# RECORDED INFORMATION
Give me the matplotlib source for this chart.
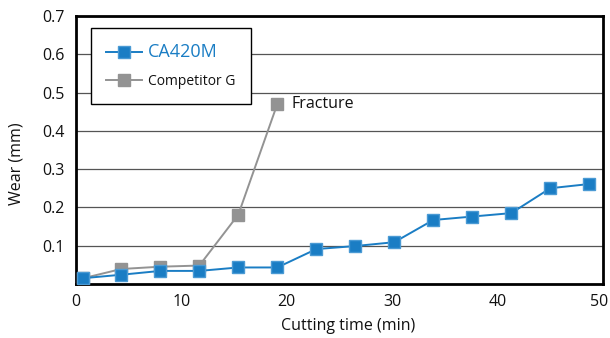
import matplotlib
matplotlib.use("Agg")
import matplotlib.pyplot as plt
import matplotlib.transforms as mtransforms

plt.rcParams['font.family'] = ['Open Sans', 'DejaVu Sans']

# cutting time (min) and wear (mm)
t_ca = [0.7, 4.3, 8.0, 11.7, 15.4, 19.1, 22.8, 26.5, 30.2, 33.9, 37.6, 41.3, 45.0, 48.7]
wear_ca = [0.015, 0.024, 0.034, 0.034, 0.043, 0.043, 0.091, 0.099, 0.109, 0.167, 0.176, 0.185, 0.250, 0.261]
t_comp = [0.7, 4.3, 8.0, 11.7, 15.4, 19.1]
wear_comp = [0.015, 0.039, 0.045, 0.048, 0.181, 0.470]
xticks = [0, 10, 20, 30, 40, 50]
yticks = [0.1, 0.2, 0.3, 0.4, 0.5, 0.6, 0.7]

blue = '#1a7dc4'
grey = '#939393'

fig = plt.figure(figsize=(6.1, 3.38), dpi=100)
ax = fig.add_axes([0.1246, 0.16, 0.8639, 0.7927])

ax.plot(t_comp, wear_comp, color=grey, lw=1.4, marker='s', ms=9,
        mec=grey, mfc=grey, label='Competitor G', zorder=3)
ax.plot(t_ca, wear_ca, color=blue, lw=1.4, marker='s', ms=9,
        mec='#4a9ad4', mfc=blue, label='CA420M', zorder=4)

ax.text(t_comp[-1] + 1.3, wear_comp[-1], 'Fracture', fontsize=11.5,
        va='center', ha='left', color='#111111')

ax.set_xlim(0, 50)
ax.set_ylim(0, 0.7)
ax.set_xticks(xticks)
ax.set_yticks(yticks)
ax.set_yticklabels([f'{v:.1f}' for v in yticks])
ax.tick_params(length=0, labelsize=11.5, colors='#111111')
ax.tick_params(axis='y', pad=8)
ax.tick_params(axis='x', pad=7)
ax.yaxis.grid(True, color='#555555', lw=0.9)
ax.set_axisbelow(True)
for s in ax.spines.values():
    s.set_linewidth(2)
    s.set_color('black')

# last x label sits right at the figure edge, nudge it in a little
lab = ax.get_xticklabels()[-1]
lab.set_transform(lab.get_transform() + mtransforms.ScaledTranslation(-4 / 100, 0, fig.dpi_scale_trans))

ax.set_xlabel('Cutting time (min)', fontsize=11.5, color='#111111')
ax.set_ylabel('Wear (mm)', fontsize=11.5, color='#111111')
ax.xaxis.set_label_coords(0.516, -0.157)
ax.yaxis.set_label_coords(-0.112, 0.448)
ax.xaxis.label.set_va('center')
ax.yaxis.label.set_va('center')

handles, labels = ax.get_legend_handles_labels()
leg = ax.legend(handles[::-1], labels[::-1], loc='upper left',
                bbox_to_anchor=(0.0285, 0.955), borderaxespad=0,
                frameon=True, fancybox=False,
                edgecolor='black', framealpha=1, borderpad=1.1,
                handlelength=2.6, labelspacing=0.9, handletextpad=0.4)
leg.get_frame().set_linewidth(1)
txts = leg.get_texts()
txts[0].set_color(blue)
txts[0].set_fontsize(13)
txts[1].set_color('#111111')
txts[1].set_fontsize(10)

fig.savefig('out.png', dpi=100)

# WHAT IS REQUIRED
Omit the pictures, then repeat exactly each line from the beginning of the listing through the line with "grey = '#939393'".

# EXERCISE RESULT
Give me the matplotlib source for this chart.
import matplotlib
matplotlib.use("Agg")
import matplotlib.pyplot as plt
import matplotlib.transforms as mtransforms

plt.rcParams['font.family'] = ['Open Sans', 'DejaVu Sans']

# cutting time (min) and wear (mm)
t_ca = [0.7, 4.3, 8.0, 11.7, 15.4, 19.1, 22.8, 26.5, 30.2, 33.9, 37.6, 41.3, 45.0, 48.7]
wear_ca = [0.015, 0.024, 0.034, 0.034, 0.043, 0.043, 0.091, 0.099, 0.109, 0.167, 0.176, 0.185, 0.250, 0.261]
t_comp = [0.7, 4.3, 8.0, 11.7, 15.4, 19.1]
wear_comp = [0.015, 0.039, 0.045, 0.048, 0.181, 0.470]
xticks = [0, 10, 20, 30, 40, 50]
yticks = [0.1, 0.2, 0.3, 0.4, 0.5, 0.6, 0.7]

blue = '#1a7dc4'
grey = '#939393'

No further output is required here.